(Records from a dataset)
** Begin **

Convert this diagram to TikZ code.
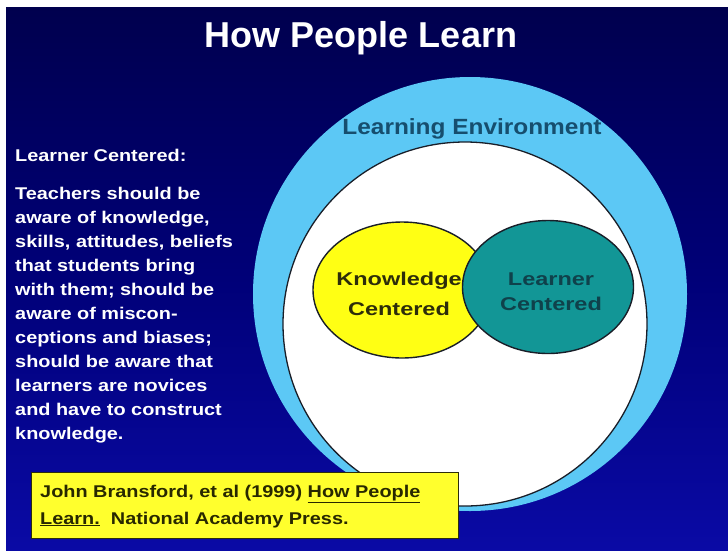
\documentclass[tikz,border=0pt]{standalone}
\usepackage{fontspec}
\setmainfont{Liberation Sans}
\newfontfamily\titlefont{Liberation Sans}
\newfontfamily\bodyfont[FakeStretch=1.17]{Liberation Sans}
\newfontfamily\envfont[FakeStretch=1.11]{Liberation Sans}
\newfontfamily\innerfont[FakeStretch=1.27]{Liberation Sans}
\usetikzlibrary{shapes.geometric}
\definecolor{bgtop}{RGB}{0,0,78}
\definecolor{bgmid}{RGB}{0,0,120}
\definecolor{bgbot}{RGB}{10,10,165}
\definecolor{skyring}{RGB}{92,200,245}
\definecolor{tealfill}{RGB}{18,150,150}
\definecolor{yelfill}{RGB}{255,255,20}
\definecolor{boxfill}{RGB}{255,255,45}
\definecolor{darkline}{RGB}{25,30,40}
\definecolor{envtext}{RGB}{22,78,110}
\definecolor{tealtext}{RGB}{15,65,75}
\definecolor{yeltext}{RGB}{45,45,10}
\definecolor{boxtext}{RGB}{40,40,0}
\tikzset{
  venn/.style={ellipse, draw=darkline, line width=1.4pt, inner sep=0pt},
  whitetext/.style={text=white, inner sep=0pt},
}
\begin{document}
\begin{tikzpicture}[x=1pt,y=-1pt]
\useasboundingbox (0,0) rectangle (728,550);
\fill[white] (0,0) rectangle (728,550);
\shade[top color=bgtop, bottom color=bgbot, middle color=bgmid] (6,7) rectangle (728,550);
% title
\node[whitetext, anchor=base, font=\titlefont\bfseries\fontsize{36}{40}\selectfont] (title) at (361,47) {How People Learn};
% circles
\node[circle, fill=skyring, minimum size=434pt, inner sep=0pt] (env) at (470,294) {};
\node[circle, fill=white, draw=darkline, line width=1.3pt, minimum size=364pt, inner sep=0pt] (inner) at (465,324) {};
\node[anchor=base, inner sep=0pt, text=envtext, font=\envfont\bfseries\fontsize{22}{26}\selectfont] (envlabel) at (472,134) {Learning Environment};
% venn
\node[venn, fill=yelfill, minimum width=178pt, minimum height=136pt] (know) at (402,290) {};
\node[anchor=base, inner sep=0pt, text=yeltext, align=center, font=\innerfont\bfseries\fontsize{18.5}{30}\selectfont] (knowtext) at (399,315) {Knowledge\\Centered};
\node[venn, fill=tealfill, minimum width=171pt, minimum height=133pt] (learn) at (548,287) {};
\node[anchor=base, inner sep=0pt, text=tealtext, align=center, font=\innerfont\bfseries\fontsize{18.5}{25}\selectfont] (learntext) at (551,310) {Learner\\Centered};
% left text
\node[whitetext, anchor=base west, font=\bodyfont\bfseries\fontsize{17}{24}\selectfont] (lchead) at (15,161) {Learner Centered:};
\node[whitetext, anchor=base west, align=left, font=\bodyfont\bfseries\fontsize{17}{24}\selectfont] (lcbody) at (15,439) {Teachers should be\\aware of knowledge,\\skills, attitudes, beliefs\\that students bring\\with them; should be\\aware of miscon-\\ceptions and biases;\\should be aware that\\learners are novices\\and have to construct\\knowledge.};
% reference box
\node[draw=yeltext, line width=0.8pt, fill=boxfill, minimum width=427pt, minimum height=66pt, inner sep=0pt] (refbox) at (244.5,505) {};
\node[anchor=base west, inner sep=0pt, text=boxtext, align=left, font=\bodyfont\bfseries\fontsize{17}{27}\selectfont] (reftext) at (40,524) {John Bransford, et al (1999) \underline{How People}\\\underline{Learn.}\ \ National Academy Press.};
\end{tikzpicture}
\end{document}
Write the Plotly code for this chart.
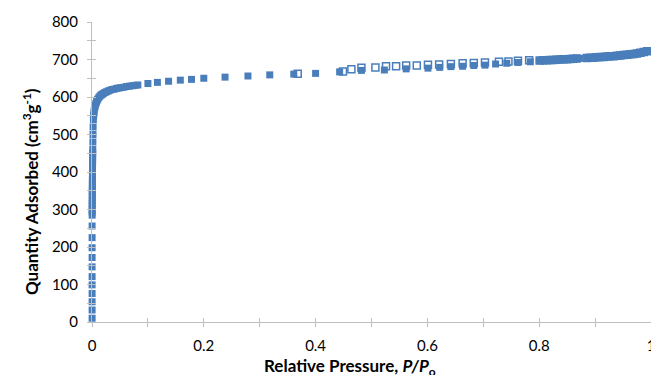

** End **

Objective:
Repeat the material above in full and exactly, omitting the pictures.

Exercise output:
Convert this diagram to TikZ code.
\documentclass[tikz,border=0pt]{standalone}
\usepackage{fontspec}
\setmainfont{Liberation Sans}
\newfontfamily\titlefont{Liberation Sans}
\newfontfamily\bodyfont[FakeStretch=1.17]{Liberation Sans}
\newfontfamily\envfont[FakeStretch=1.11]{Liberation Sans}
\newfontfamily\innerfont[FakeStretch=1.27]{Liberation Sans}
\usetikzlibrary{shapes.geometric}
\definecolor{bgtop}{RGB}{0,0,78}
\definecolor{bgmid}{RGB}{0,0,120}
\definecolor{bgbot}{RGB}{10,10,165}
\definecolor{skyring}{RGB}{92,200,245}
\definecolor{tealfill}{RGB}{18,150,150}
\definecolor{yelfill}{RGB}{255,255,20}
\definecolor{boxfill}{RGB}{255,255,45}
\definecolor{darkline}{RGB}{25,30,40}
\definecolor{envtext}{RGB}{22,78,110}
\definecolor{tealtext}{RGB}{15,65,75}
\definecolor{yeltext}{RGB}{45,45,10}
\definecolor{boxtext}{RGB}{40,40,0}
\tikzset{
  venn/.style={ellipse, draw=darkline, line width=1.4pt, inner sep=0pt},
  whitetext/.style={text=white, inner sep=0pt},
}
\begin{document}
\begin{tikzpicture}[x=1pt,y=-1pt]
\useasboundingbox (0,0) rectangle (728,550);
\fill[white] (0,0) rectangle (728,550);
\shade[top color=bgtop, bottom color=bgbot, middle color=bgmid] (6,7) rectangle (728,550);
% title
\node[whitetext, anchor=base, font=\titlefont\bfseries\fontsize{36}{40}\selectfont] (title) at (361,47) {How People Learn};
% circles
\node[circle, fill=skyring, minimum size=434pt, inner sep=0pt] (env) at (470,294) {};
\node[circle, fill=white, draw=darkline, line width=1.3pt, minimum size=364pt, inner sep=0pt] (inner) at (465,324) {};
\node[anchor=base, inner sep=0pt, text=envtext, font=\envfont\bfseries\fontsize{22}{26}\selectfont] (envlabel) at (472,134) {Learning Environment};
% venn
\node[venn, fill=yelfill, minimum width=178pt, minimum height=136pt] (know) at (402,290) {};
\node[anchor=base, inner sep=0pt, text=yeltext, align=center, font=\innerfont\bfseries\fontsize{18.5}{30}\selectfont] (knowtext) at (399,315) {Knowledge\\Centered};
\node[venn, fill=tealfill, minimum width=171pt, minimum height=133pt] (learn) at (548,287) {};
\node[anchor=base, inner sep=0pt, text=tealtext, align=center, font=\innerfont\bfseries\fontsize{18.5}{25}\selectfont] (learntext) at (551,310) {Learner\\Centered};
% left text
\node[whitetext, anchor=base west, font=\bodyfont\bfseries\fontsize{17}{24}\selectfont] (lchead) at (15,161) {Learner Centered:};
\node[whitetext, anchor=base west, align=left, font=\bodyfont\bfseries\fontsize{17}{24}\selectfont] (lcbody) at (15,439) {Teachers should be\\aware of knowledge,\\skills, attitudes, beliefs\\that students bring\\with them; should be\\aware of miscon-\\ceptions and biases;\\should be aware that\\learners are novices\\and have to construct\\knowledge.};
% reference box
\node[draw=yeltext, line width=0.8pt, fill=boxfill, minimum width=427pt, minimum height=66pt, inner sep=0pt] (refbox) at (244.5,505) {};
\node[anchor=base west, inner sep=0pt, text=boxtext, align=left, font=\bodyfont\bfseries\fontsize{17}{27}\selectfont] (reftext) at (40,524) {John Bransford, et al (1999) \underline{How People}\\\underline{Learn.}\ \ National Academy Press.};
\end{tikzpicture}
\end{document}
Write the Plotly code for this chart.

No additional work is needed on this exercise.